Start RAW DATA
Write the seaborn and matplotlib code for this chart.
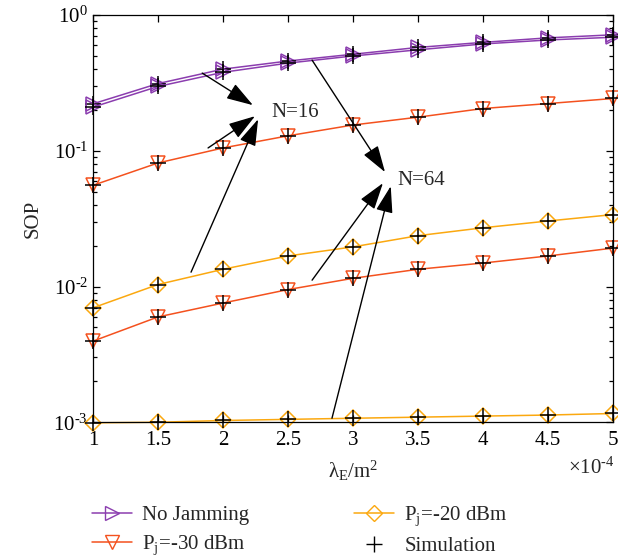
import numpy as np
import pandas as pd
import seaborn as sns
import matplotlib.pyplot as plt
from matplotlib.lines import Line2D
from matplotlib.ticker import LogLocator, FuncFormatter, NullFormatter

# density of eavesdroppers (x 1e-4 per m^2)
lam = [1, 1.5, 2, 2.5, 3, 3.5, 4, 4.5, 5]

# SOP values, N=16 and N=64
nojam_n16 = [0.222, 0.313, 0.400, 0.459, 0.515, 0.578, 0.630, 0.680, 0.716]
nojam_n64 = [0.210, 0.298, 0.379, 0.443, 0.500, 0.555, 0.613, 0.656, 0.687]
pj30_n16 = [0.0557, 0.0814, 0.105, 0.129, 0.155, 0.177, 0.205, 0.223, 0.243]
pj30_n64 = [0.00396, 0.00597, 0.00756, 0.0095, 0.0115, 0.0134, 0.0149, 0.0168, 0.0192]
pj20_n16 = [0.00697, 0.01035, 0.0134, 0.0168, 0.0196, 0.0237, 0.0271, 0.0304, 0.0339]
pj20_n64 = [0.00099, 0.00100, 0.00103, 0.00105, 0.00107, 0.00109, 0.00111, 0.00113, 0.00116]

purple = '#8B3DAF'
red = '#F4511E'
orange = '#FBA80F'
fs = 15

sns.set_theme(style='ticks')
plt.rcParams['font.family'] = ['Liberation Serif', 'DejaVu Serif']
plt.rcParams['mathtext.fontset'] = 'custom'
plt.rcParams['mathtext.rm'] = 'Liberation Serif'
plt.rcParams['mathtext.it'] = 'Liberation Serif:italic'
plt.rcParams['font.size'] = fs

fig = plt.figure(figsize=(6.18, 5.6), dpi=100)
ax = fig.add_axes([0.1505, 0.246, 0.8415, 0.727])

series = [
    (nojam_n16, purple, '>'), (nojam_n64, purple, '>'),
    (pj30_n16, red, 'v'), (pj30_n64, red, 'v'),
    (pj20_n16, orange, 'D'), (pj20_n64, orange, 'D'),
]
for vals, col, mk in series:
    sns.lineplot(x=lam, y=vals, ax=ax, color=col, lw=1.1, marker=mk,
                 markersize=9.5 if mk != 'D' else 7.8, markerfacecolor='none',
                 markeredgecolor=col, markeredgewidth=1.1, clip_on=False)
    sns.lineplot(x=lam, y=vals, ax=ax, color='black', linestyle='', marker='+',
                 markersize=11, markeredgecolor='black', markeredgewidth=1.1,
                 clip_on=False)

ax.set_yscale('log')
ax.set_xlim(1, 5)
ax.set_ylim(1e-3, 1)
ax.set_xticks(lam)
ax.set_xticklabels(['1', '1.5', '2', '2.5', '3', '3.5', '4', '4.5', '5'])
ax.yaxis.set_major_locator(LogLocator(base=10, numticks=10))
ax.yaxis.set_minor_locator(LogLocator(base=10, subs=np.arange(2, 10), numticks=10))
ax.yaxis.set_major_formatter(FuncFormatter(
    lambda v, p: r'$\mathregular{10^{%s}}$' % str(round(np.log10(v))).replace('-', r'\text{-}')))
ax.yaxis.set_minor_formatter(NullFormatter())
ax.tick_params(which='both', direction='in', top=True, right=True, colors='black',
               labelsize=fs, width=0.9)
ax.tick_params(which='major', length=5)
ax.tick_params(which='minor', length=3)
ax.tick_params(axis='x', pad=6)
for s in ax.spines.values():
    s.set_color('black')
    s.set_linewidth(0.9)

ax.set_ylabel('SOP', fontsize=fs, labelpad=8)
ax.set_xlabel(r'$\mathregular{\lambda_E/m^2}$', fontsize=fs)
ax.xaxis.set_label_coords(0.5, -0.09)
ax.text(0.913, -0.113, r'$\mathregular{\times 10^{\text{-}4}}$', transform=ax.transAxes,
        ha='left', va='center', fontsize=fs)

# annotations
arrow = dict(arrowstyle='-|>,head_length=1.1,head_width=0.35', color='black', lw=1,
             shrinkA=0, shrinkB=0)
ax.text(2.37, 0.193, 'N=16', ha='left', va='center', fontsize=fs)
for tail, tip in [((1.84, 0.374), (2.23, 0.217)),
                  ((1.885, 0.105), (2.246, 0.180)),
                  ((1.754, 0.01276), (2.27, 0.171))]:
    ax.annotate('', xy=tip, xytext=tail, arrowprops=arrow)
ax.text(3.34, 0.0608, 'N=64', ha='left', va='center', fontsize=fs)
for tail, tip in [((2.685, 0.466), (3.246, 0.0697)),
                  ((2.685, 0.01114), (3.23, 0.0578)),
                  ((2.838, 0.00107), (3.29, 0.0549))]:
    ax.annotate('', xy=tip, xytext=tail, arrowprops=arrow)

handles = [
    Line2D([], [], color=purple, marker='>', markersize=9.5, markerfacecolor='none', lw=1.1),
    Line2D([], [], color=red, marker='v', markersize=9.5, markerfacecolor='none', lw=1.1),
    Line2D([], [], color=orange, marker='D', markersize=7.8, markerfacecolor='none', lw=1.1),
    Line2D([], [], color='black', marker='+', markersize=11, linestyle=''),
]
labels = ['No Jamming', r'P$_\mathregular{j}$=-30 dBm', r'P$_\mathregular{j}$=-20 dBm', 'Simulation']
fig.legend(handles, labels, loc='upper left', bbox_to_anchor=(0.132, 0.117), ncol=2,
           frameon=False, fontsize=fs, handlelength=1.9, columnspacing=5.05,
           labelspacing=0.4, handletextpad=0.5, borderpad=0)

fig.savefig('out.png', dpi=100)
End RAW DATA
## TASK OBJECTIVE
Which lines contain the word "seaborn"? Copy each one.

## SOLUTION FOR THIS EXERCISE
Write the seaborn and matplotlib code for this chart.
import seaborn as sns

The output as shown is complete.